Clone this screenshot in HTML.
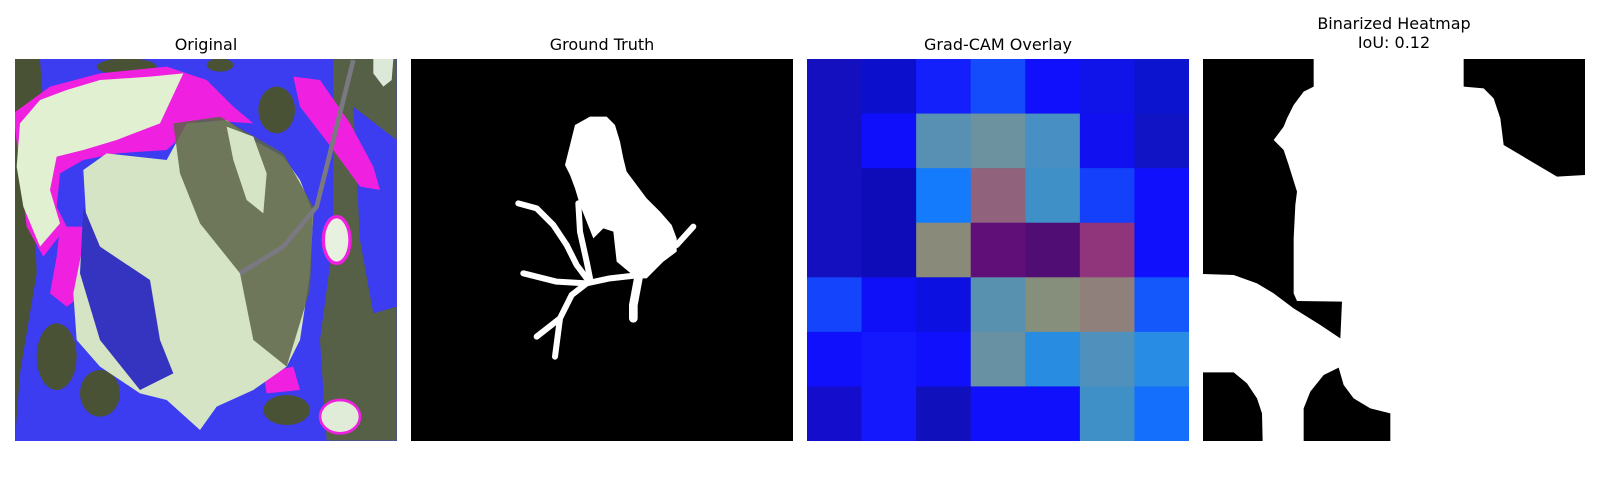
<!DOCTYPE html>
<html><head><meta charset="utf-8"><style>
html,body{margin:0;padding:0;background:#fff;width:1600px;height:500px;overflow:hidden}
.t{position:absolute;font-family:"DejaVu Sans","Liberation Sans",sans-serif;font-size:16px;color:#000;text-align:center;width:382px;line-height:19px}
svg{position:absolute;top:59px}
</style></head><body>
<div class="t" style="left:15px;top:35px">Original</div>
<div class="t" style="left:411px;top:35px">Ground Truth</div>
<div class="t" style="left:807px;top:35px">Grad-CAM Overlay</div>
<div class="t" style="left:1203px;top:14px">Binarized Heatmap<br>IoU: 0.12</div>

<svg style="left:15px" width="382" height="382" viewBox="0 0 382 382">
<rect width="382" height="382" fill="#3c3cf0"/>
<g transform="translate(-15,-19) scale(0.33333)">
<path d="M45,57 L120,57 L130,200 L100,400 L110,700 L60,1000 L45,1202Z" fill="#4a5236"/>
<path d="M1000,57 L1190,57 L1190,1202 L980,1202 L960,900 L1000,600Z" fill="#566046"/>
<path d="M1060,200 L1190,300 L1190,800 L1120,820 L1080,600Z" fill="#3c3cf0"/>
<path d="M1120,57 L1180,57 L1175,120 L1150,140 L1120,100Z" fill="#dce8d8"/>
<ellipse cx="830" cy="210" rx="55" ry="70" fill="#4a5236"/>
<ellipse cx="300" cy="1060" rx="60" ry="70" fill="#4a5236"/>
<ellipse cx="860" cy="1110" rx="70" ry="45" fill="#4a5236"/>
<ellipse cx="380" cy="80" rx="90" ry="25" fill="#4a5236"/>
<ellipse cx="660" cy="75" rx="40" ry="20" fill="#4a5236"/>
<ellipse cx="170" cy="950" rx="60" ry="100" fill="#4a5236"/>
<ellipse cx="1010" cy="600" rx="40" ry="70" fill="#e8f0e0" stroke="#f020e0" stroke-width="10"/>
<ellipse cx="1020" cy="1130" rx="60" ry="50" fill="#e0ecd8" stroke="#f020e0" stroke-width="8"/>
<path d="M40,220 L150,140 L300,100 L500,80 L620,120 L700,200 L760,250 L600,240 L500,330 L350,340 L250,360 L180,400 L170,500 L200,560 L130,650 L80,560Z" fill="#f020e0"/>
<path d="M180,560 L260,560 L270,750 L200,800 L150,760 L170,650Z" fill="#f020e0"/>
<path d="M880,110 L960,120 L1050,250 L1120,380 L1140,450 L1080,440 L1000,330 L900,200Z" fill="#f020e0"/>
<path d="M790,1000 L880,980 L900,1050 L800,1060Z" fill="#f020e0"/>
<path d="M60,250 L120,180 L200,150 L300,120 L450,110 L550,100 L480,250 L350,300 L250,330 L170,350 L150,450 L180,550 L120,620 L70,500 L50,380Z" fill="#e0f0d0"/>
<path d="M250,390 L320,340 L500,360 L560,250 L680,240 L760,300 L850,350 L900,420 L940,520 L930,700 L900,900 L860,980 L760,1050 L650,1100 L600,1170 L500,1080 L420,1060 L300,980 L230,900 L220,760 L260,560Z" fill="#d4e4c4"/>
<path d="M520,250 L660,230 L850,340 L940,500 L930,750 L860,980 L760,900 L720,700 L600,550 L540,400Z" fill="#5c6448" opacity="0.85"/>
<path d="M680,260 L760,290 L800,400 L790,520 L740,480 L700,360Z" fill="#d4e4c4"/>
<path d="M250,500 L300,620 L450,720 L480,900 L520,1000 L420,1050 L300,900 L240,700Z" fill="#3434c0"/>
<path d="M1060,60 L1000,300 L950,500 L850,620 L720,700" fill="none" stroke="#7a7880" stroke-width="14"/>
</g></svg>

<svg style="left:411px" width="382" height="382" viewBox="0 0 382 382">
<rect width="382" height="382" fill="#000"/>
<g transform="translate(79,46) scale(0.33333)" fill="#fff" stroke="#fff" stroke-linecap="round" stroke-linejoin="round">
<path stroke="none" d="M300,35 L350,35 L375,60 L390,110 L400,160 L410,200 L440,240 L470,280 L510,320 L545,360 L560,400 L560,440 L520,470 L490,500 L470,520 L440,520 L380,470 L370,380 L340,370 L310,400 L290,350 L270,300 L255,250 L240,210 L225,180 L240,120 L255,60Z"/>
<g fill="none" stroke-width="18">
<path d="M85,295 L140,310 L190,360 L230,420 L260,480 L290,520"/>
<path d="M100,505 L200,530 L290,535 L360,520 L450,510"/>
<path d="M290,535 L245,570 L210,640 L140,695"/>
<path d="M210,640 L195,755"/>
<path d="M265,295 L270,380 L290,470 L300,520"/>
<path d="M610,365 L560,420"/>
<path stroke-width="26" d="M445,520 L430,600 L430,640"/>
</g></g></svg>

<svg id="cam" style="left:807px" width="382" height="382" viewBox="0 0 382 382"></svg>

<svg style="left:1203px" width="382" height="382" viewBox="0 0 382 382">
<rect width="382" height="382" fill="#fff"/>
<g transform="translate(-26,-4) scale(0.33333)" fill="#000">
<path d="M78,12 L410,12 L410,95 L380,110 L350,150 L330,190 L320,215 L290,255 L320,285 L335,330 L360,410 L355,450 L350,550 L350,715 L360,738 L495,740 L490,850 L430,810 L350,760 L290,715 L240,685 L170,660 L78,657Z"/>
<path d="M860,12 L1250,12 L1250,360 L1225,360 L1140,365 L980,270 L970,190 L950,130 L920,100 L860,95Z"/>
<path d="M78,952 L170,952 L210,985 L240,1030 L255,1075 L257,1160 L78,1160Z"/>
<path d="M380,1160 L380,1060 L400,1010 L440,960 L485,938 L500,990 L530,1030 L580,1060 L640,1075 L640,1160Z"/>
</g></svg>

<script>
const camRows = [0,1,2,3,4,5,6];
const camCols = [0,1,2,3,4,5,6];
const camColors = [
 ["#1410c0","#0c10cc","#1420fc","#144cfc","#1010fc","#1014e8","#0c14d0"],
 ["#1410c0","#100ffc","#5890b4","#6c92a0","#4890c4","#1010f0","#1014c4"],
 ["#1410c0","#0e0cb8","#147cfc","#90627c","#4090c8","#1440fc","#1010fc"],
 ["#1410c0","#0e0cb8","#8a8a7a","#600e78","#500e74","#90347c","#1010fc"],
 ["#1444fc","#1010f8","#0c10e0","#5890b0","#868e7c","#90807c","#1458fc"],
 ["#1010fc","#1418fc","#1010fc","#6892a4","#288ce0","#5090bc","#288ce4"],
 ["#140ecc","#1418fc","#1010bc","#1010fc","#1010fc","#4090c8","#1470fc"]
];
const svg = document.getElementById('cam');
const size = 382, n = camCols.length, cw = size / n;
const xs = c => c * cw, ys = r => r * (size / camRows.length);
camRows.forEach(r => camCols.forEach(c => {
  const el = document.createElementNS('http://www.w3.org/2000/svg','rect');
  el.setAttribute('x', xs(c)); el.setAttribute('y', ys(r));
  el.setAttribute('width', cw + 0.5); el.setAttribute('height', size / camRows.length + 0.5);
  el.setAttribute('fill', camColors[r][c]);
  
  
  svg.appendChild(el);
}));
</script>
</body></html>
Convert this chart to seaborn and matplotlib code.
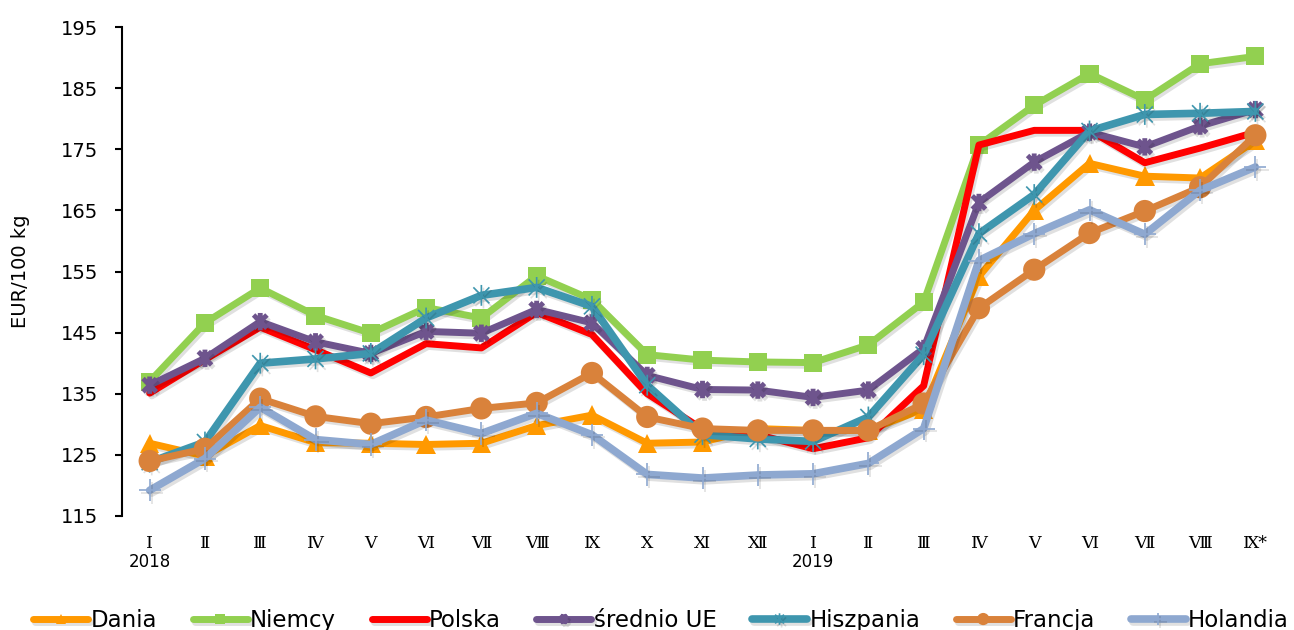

Your goal:
All of the data above should be quoted exactly, except for the pictures.

Result of the exercise:
Clone this screenshot in HTML.
<!DOCTYPE html>
<html><head><meta charset="utf-8"><style>
html,body{margin:0;padding:0;background:#fff;width:1600px;height:500px;overflow:hidden}
.t{position:absolute;font-family:"DejaVu Sans","Liberation Sans",sans-serif;font-size:16px;color:#000;text-align:center;width:382px;line-height:19px}
svg{position:absolute;top:59px}
</style></head><body>
<div class="t" style="left:15px;top:35px">Original</div>
<div class="t" style="left:411px;top:35px">Ground Truth</div>
<div class="t" style="left:807px;top:35px">Grad-CAM Overlay</div>
<div class="t" style="left:1203px;top:14px">Binarized Heatmap<br>IoU: 0.12</div>

<svg style="left:15px" width="382" height="382" viewBox="0 0 382 382">
<rect width="382" height="382" fill="#3c3cf0"/>
<g transform="translate(-15,-19) scale(0.33333)">
<path d="M45,57 L120,57 L130,200 L100,400 L110,700 L60,1000 L45,1202Z" fill="#4a5236"/>
<path d="M1000,57 L1190,57 L1190,1202 L980,1202 L960,900 L1000,600Z" fill="#566046"/>
<path d="M1060,200 L1190,300 L1190,800 L1120,820 L1080,600Z" fill="#3c3cf0"/>
<path d="M1120,57 L1180,57 L1175,120 L1150,140 L1120,100Z" fill="#dce8d8"/>
<ellipse cx="830" cy="210" rx="55" ry="70" fill="#4a5236"/>
<ellipse cx="300" cy="1060" rx="60" ry="70" fill="#4a5236"/>
<ellipse cx="860" cy="1110" rx="70" ry="45" fill="#4a5236"/>
<ellipse cx="380" cy="80" rx="90" ry="25" fill="#4a5236"/>
<ellipse cx="660" cy="75" rx="40" ry="20" fill="#4a5236"/>
<ellipse cx="170" cy="950" rx="60" ry="100" fill="#4a5236"/>
<ellipse cx="1010" cy="600" rx="40" ry="70" fill="#e8f0e0" stroke="#f020e0" stroke-width="10"/>
<ellipse cx="1020" cy="1130" rx="60" ry="50" fill="#e0ecd8" stroke="#f020e0" stroke-width="8"/>
<path d="M40,220 L150,140 L300,100 L500,80 L620,120 L700,200 L760,250 L600,240 L500,330 L350,340 L250,360 L180,400 L170,500 L200,560 L130,650 L80,560Z" fill="#f020e0"/>
<path d="M180,560 L260,560 L270,750 L200,800 L150,760 L170,650Z" fill="#f020e0"/>
<path d="M880,110 L960,120 L1050,250 L1120,380 L1140,450 L1080,440 L1000,330 L900,200Z" fill="#f020e0"/>
<path d="M790,1000 L880,980 L900,1050 L800,1060Z" fill="#f020e0"/>
<path d="M60,250 L120,180 L200,150 L300,120 L450,110 L550,100 L480,250 L350,300 L250,330 L170,350 L150,450 L180,550 L120,620 L70,500 L50,380Z" fill="#e0f0d0"/>
<path d="M250,390 L320,340 L500,360 L560,250 L680,240 L760,300 L850,350 L900,420 L940,520 L930,700 L900,900 L860,980 L760,1050 L650,1100 L600,1170 L500,1080 L420,1060 L300,980 L230,900 L220,760 L260,560Z" fill="#d4e4c4"/>
<path d="M520,250 L660,230 L850,340 L940,500 L930,750 L860,980 L760,900 L720,700 L600,550 L540,400Z" fill="#5c6448" opacity="0.85"/>
<path d="M680,260 L760,290 L800,400 L790,520 L740,480 L700,360Z" fill="#d4e4c4"/>
<path d="M250,500 L300,620 L450,720 L480,900 L520,1000 L420,1050 L300,900 L240,700Z" fill="#3434c0"/>
<path d="M1060,60 L1000,300 L950,500 L850,620 L720,700" fill="none" stroke="#7a7880" stroke-width="14"/>
</g></svg>

<svg style="left:411px" width="382" height="382" viewBox="0 0 382 382">
<rect width="382" height="382" fill="#000"/>
<g transform="translate(79,46) scale(0.33333)" fill="#fff" stroke="#fff" stroke-linecap="round" stroke-linejoin="round">
<path stroke="none" d="M300,35 L350,35 L375,60 L390,110 L400,160 L410,200 L440,240 L470,280 L510,320 L545,360 L560,400 L560,440 L520,470 L490,500 L470,520 L440,520 L380,470 L370,380 L340,370 L310,400 L290,350 L270,300 L255,250 L240,210 L225,180 L240,120 L255,60Z"/>
<g fill="none" stroke-width="18">
<path d="M85,295 L140,310 L190,360 L230,420 L260,480 L290,520"/>
<path d="M100,505 L200,530 L290,535 L360,520 L450,510"/>
<path d="M290,535 L245,570 L210,640 L140,695"/>
<path d="M210,640 L195,755"/>
<path d="M265,295 L270,380 L290,470 L300,520"/>
<path d="M610,365 L560,420"/>
<path stroke-width="26" d="M445,520 L430,600 L430,640"/>
</g></g></svg>

<svg id="cam" style="left:807px" width="382" height="382" viewBox="0 0 382 382"></svg>

<svg style="left:1203px" width="382" height="382" viewBox="0 0 382 382">
<rect width="382" height="382" fill="#fff"/>
<g transform="translate(-26,-4) scale(0.33333)" fill="#000">
<path d="M78,12 L410,12 L410,95 L380,110 L350,150 L330,190 L320,215 L290,255 L320,285 L335,330 L360,410 L355,450 L350,550 L350,715 L360,738 L495,740 L490,850 L430,810 L350,760 L290,715 L240,685 L170,660 L78,657Z"/>
<path d="M860,12 L1250,12 L1250,360 L1225,360 L1140,365 L980,270 L970,190 L950,130 L920,100 L860,95Z"/>
<path d="M78,952 L170,952 L210,985 L240,1030 L255,1075 L257,1160 L78,1160Z"/>
<path d="M380,1160 L380,1060 L400,1010 L440,960 L485,938 L500,990 L530,1030 L580,1060 L640,1075 L640,1160Z"/>
</g></svg>

<script>
const camRows = [0,1,2,3,4,5,6];
const camCols = [0,1,2,3,4,5,6];
const camColors = [
 ["#1410c0","#0c10cc","#1420fc","#144cfc","#1010fc","#1014e8","#0c14d0"],
 ["#1410c0","#100ffc","#5890b4","#6c92a0","#4890c4","#1010f0","#1014c4"],
 ["#1410c0","#0e0cb8","#147cfc","#90627c","#4090c8","#1440fc","#1010fc"],
 ["#1410c0","#0e0cb8","#8a8a7a","#600e78","#500e74","#90347c","#1010fc"],
 ["#1444fc","#1010f8","#0c10e0","#5890b0","#868e7c","#90807c","#1458fc"],
 ["#1010fc","#1418fc","#1010fc","#6892a4","#288ce0","#5090bc","#288ce4"],
 ["#140ecc","#1418fc","#1010bc","#1010fc","#1010fc","#4090c8","#1470fc"]
];
const svg = document.getElementById('cam');
const size = 382, n = camCols.length, cw = size / n;
const xs = c => c * cw, ys = r => r * (size / camRows.length);
camRows.forEach(r => camCols.forEach(c => {
  const el = document.createElementNS('http://www.w3.org/2000/svg','rect');
  el.setAttribute('x', xs(c)); el.setAttribute('y', ys(r));
  el.setAttribute('width', cw + 0.5); el.setAttribute('height', size / camRows.length + 0.5);
  el.setAttribute('fill', camColors[r][c]);
  
  
  svg.appendChild(el);
}));
</script>
</body></html>
Convert this chart to seaborn and matplotlib code.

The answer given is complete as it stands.